My good friend Dr. Paul Foster (Edinburgh Uni) has chuzpah! He’s just thrown down the gauntlet to a lot of historical Jesus scholarship with an article so provocative that it is like, metaphorically speaking, slapping someone in the face with a velvet glove and in the glove are several ball bearings!
In the latest issue of Journal for the Study of the Historical Jesus 10.3 (2012), Paul Foster’s piece is: “Memory, Orality, and the Fourth Gospel: Three Dead-Ends in Historical Jesus Research,” 191-27. Here is the blurb:
Three recent approaches to historical Jesus studies are assessed in this article. First, the use of memory studies as a means of validating the historical authenticity of Gospel traditions. Secondly, claims that Gospel traditions should be understood as primarily reaching the evangelists orally, and that this process provides greater confidence in the historicity of such traditions. Thirdly, the Fourth Gospel is seen in some quarters as an important source in historical Jesus research based upon new paradigms and radical redefinitions of historicity. Contrary to such claims, here it is argued that for a series of different reasons that none of these methods offers any significant advance in accessing the ‘historical Jesus’, as that term is usually understood.

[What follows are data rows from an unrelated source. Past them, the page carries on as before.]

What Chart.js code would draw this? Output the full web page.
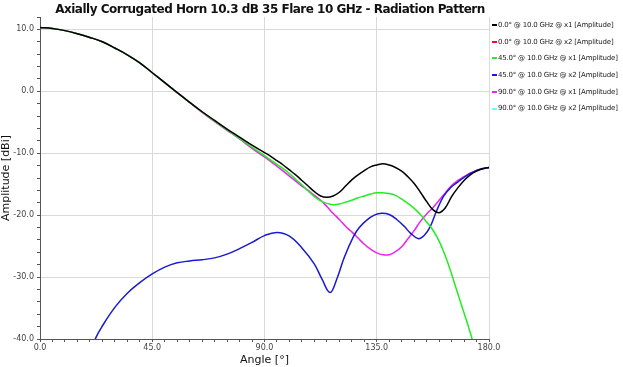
<!DOCTYPE html>
<html>
<head>
<meta charset="utf-8">
<script src="https://cdn.jsdelivr.net/npm/chart.js@4.4.0/dist/chart.umd.min.js"></script>
<style>
  body { margin: 0; background: #fff; }
  #wrap { position: relative; width: 623px; height: 367px; }
  #title {
    position: absolute; left: 0; top: 2px; width: 540px; text-align: center;
    font: bold 12px "DejaVu Sans", sans-serif; letter-spacing: -0.5px; color: #111;
  }
  #legend { position: absolute; left: 492px; top: 19px; font: 7px "DejaVu Sans", sans-serif; letter-spacing: -0.2px; color: #222; }
  #legend div { height: 16.7px; line-height: 12px; white-space: nowrap; }
  #legend span { display: inline-block; width: 5px; height: 2px; vertical-align: middle; margin-right: 1px; }
</style>
</head>
<body>
<div id="wrap">
  <div id="title">Axially Corrugated Horn 10.3 dB 35 Flare 10 GHz - Radiation Pattern</div>
  <canvas id="chart" width="623" height="367"></canvas>
  <div id="legend"></div>
</div>
<script>
// angles (deg) shared by the co-pol traces
const angles = [0, 5, 10, 15, 20, 25, 30, 35, 40, 45, 50, 55, 60, 65, 70, 75, 80, 85, 90,
  92.5, 95, 97.5, 100, 102.5, 105, 107.5, 110, 112.5, 115, 117.5, 120, 122.5, 125, 127.5,
  130, 132.5, 135, 137.5, 140, 142.5, 145, 147.5, 150, 152.5, 155, 157.5, 160, 162.5,
  165, 167.5, 170, 172.5, 175, 177.5, 180];

const phi0x1 = [10.3, 10.15, 9.8, 9.3, 8.7, 8.0, 7.0, 5.9, 4.6, 3.0, 1.4, -0.2, -1.8, -3.3, -4.7, -6.1, -7.4, -8.7, -9.9,
  -10.5, -11.2, -11.9, -12.7, -13.5, -14.4, -15.3, -16.2, -16.9, -17.1, -16.9, -16.3, -15.3, -14.3, -13.5,
  -12.8, -12.2, -11.9, -11.7, -11.9, -12.3, -12.9, -13.8, -14.9, -16.3, -17.8, -19.1, -19.6, -18.8,
  -17.0, -15.6, -14.4, -13.5, -12.9, -12.5, -12.3];

const phi0x2 = []; // below -40 dBi, not visible

const phi45x1 = [10.3, 10.15, 9.8, 9.3, 8.7, 8.0, 7.0, 5.9, 4.6, 3.0, 1.4, -0.2, -1.8, -3.3, -4.8, -6.2, -7.6, -9.0, -10.4,
  -11.1, -11.8, -12.5, -13.3, -14.2, -15.1, -16.1, -17.0, -17.7, -18.1, -18.3, -18.2, -17.9, -17.6, -17.2,
  -16.9, -16.6, -16.4, -16.4, -16.5, -16.8, -17.4, -18.1, -18.9, -19.9, -21.1, -22.4, -24.2, -26.6,
  -29.5, -32.7, -35.8, -39.0, -42.6, null, null];

// cross-pol at 45 deg has its own angle grid
const blueAngles = [20, 22.5, 25, 30, 35, 40, 45, 50, 55, 60, 65, 70, 75, 80, 85, 90, 95, 100, 105, 110,
  113, 116.3, 119, 122, 125.6, 128, 131, 134, 137, 140, 143, 146, 148.5, 151.7, 154, 156.4, 159,
  161.7, 164.5, 167, 170, 173.7, 177, 180];
const phi45x2 = [-42.5, -39.7, -37.9, -34.9, -32.6, -30.9, -29.5, -28.4, -27.7, -27.4, -27.2, -26.9, -26.3, -25.4, -24.4, -23.3, -22.8, -23.4, -25.3, -27.9,
  -30.3, -32.5, -30.3, -26.8, -23.5, -22.0, -20.8, -20.0, -19.7, -19.9, -20.7, -21.8, -22.9, -23.8, -23.3, -21.9, -19.3,
  -17.0, -15.6, -14.8, -13.9, -13.0, -12.5, -12.3];

const phi90x1 = [10.3, 10.15, 9.8, 9.3, 8.7, 8.0, 7.0, 5.9, 4.6, 3.0, 1.4, -0.2, -1.8, -3.4, -4.9, -6.3, -7.7, -9.2, -10.6,
  -11.3, -12.1, -12.9, -13.7, -14.5, -15.3, -16.0, -16.8, -17.6, -18.6, -19.7, -20.7, -21.8, -22.7, -23.7,
  -24.7, -25.5, -26.1, -26.4, -26.4, -25.9, -25.1, -23.8, -22.5, -21.0, -19.8, -18.8, -17.6, -16.4,
  -15.2, -14.4, -13.8, -13.2, -12.8, -12.5, -12.3];

const phi90x2 = []; // below -40 dBi, not visible

const seriesNames = [
  '0.0° @ 10.0 GHz @ x1 [Amplitude]',
  '0.0° @ 10.0 GHz @ x2 [Amplitude]',
  '45.0° @ 10.0 GHz @ x1 [Amplitude]',
  '45.0° @ 10.0 GHz @ x2 [Amplitude]',
  '90.0° @ 10.0 GHz @ x1 [Amplitude]',
  '90.0° @ 10.0 GHz @ x2 [Amplitude]'
];
const seriesColors = ['#000000', '#ff0033', '#22ee22', '#1a1ad0', '#ee22ee', '#66ffff'];

const xTicksMajor = 45;
const yTicksMajor = 10;

const toPts = (xs, ys) => ys.map((y, i) => ({ x: xs[i], y: y }));
const seriesData = [
  toPts(angles, phi0x1),
  toPts(angles, phi0x2),
  toPts(angles, phi45x1),
  toPts(blueAngles, phi45x2),
  toPts(angles, phi90x1),
  toPts(angles, phi90x2)
];

// html legend
const legend = document.getElementById('legend');
seriesNames.forEach((n, i) => {
  const d = document.createElement('div');
  d.innerHTML = '<span style="background:' + seriesColors[i] + '"></span>' + n;
  legend.appendChild(d);
});

const font = "'DejaVu Sans', sans-serif";

new Chart(document.getElementById('chart'), {
  type: 'line',
  data: {
    datasets: seriesNames.map((n, i) => ({
      label: n,
      data: seriesData[i],
      borderColor: seriesColors[i],
      borderWidth: 1.5,
      pointRadius: 0,
      fill: false,
      tension: 0.4
    }))
  },
  options: {
    responsive: false,
    animation: false,
    layout: { padding: { top: 17, right: 134, left: 0, bottom: 0 } },
    plugins: { legend: { display: false }, tooltip: { enabled: false } },
    scales: {
      x: {
        type: 'linear', min: 0, max: 180,
        afterFit: s => { s.height = 28; },
        ticks: {
          stepSize: 5, autoSkip: false, maxRotation: 0, padding: 1,
          font: { family: font, size: 8 }, color: '#444',
          callback: v => (v % xTicksMajor === 0 ? v.toFixed(1) : '')
        },
        grid: {
          color: c => (c.tick && c.tick.value % xTicksMajor === 0 ? '#d9d9d9' : 'rgba(0,0,0,0)'),
          tickColor: '#555', tickLength: 3
        },
        border: { color: '#555', width: 1 },
        title: { display: true, text: 'Angle [°]', font: { family: font, size: 11 }, color: '#111', padding: 0 }
      },
      y: {
        min: -40, max: 12,
        afterFit: s => { s.width = 40; },
        ticks: {
          stepSize: 2, autoSkip: false, padding: 3,
          font: { family: font, size: 8 }, color: '#444',
          callback: v => (v % yTicksMajor === 0 ? v.toFixed(1) : '')
        },
        grid: {
          color: c => (c.tick && c.tick.value % yTicksMajor === 0 && c.tick.value !== 12 ? '#d9d9d9' : 'rgba(0,0,0,0)'),
          tickColor: '#555', tickLength: 3
        },
        border: { color: '#555', width: 1 },
        title: { display: true, text: 'Amplitude [dBi]', font: { family: font, size: 11 }, color: '#111', padding: 0 }
      }
    }
  }
});
</script>
</body>
</html>
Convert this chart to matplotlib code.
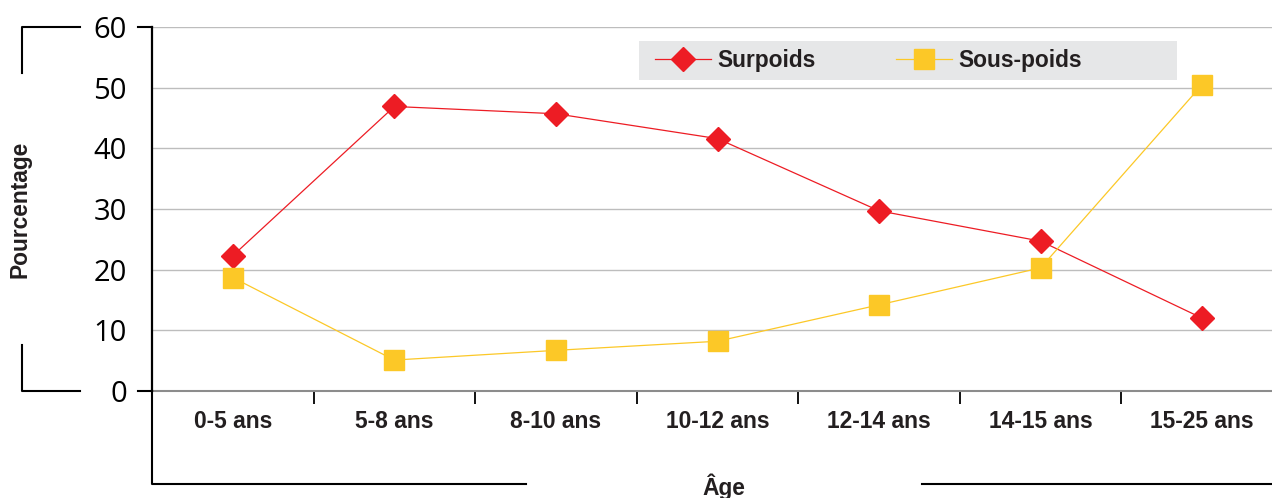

This is not to say that the methods are without value. Rather, it is the over-confident application of such approaches to the ‘historical Jesus question’ that is critiqued. This is especially the case when it is claimed that they provide a key methodological break-through, enabling reclamation of more Gospel traditions as being securely founded in the ministry of the historical Jesus.
I wonder what Crossley, Keith, Le Donne, Rodriguez, and Goodacre have to say about this.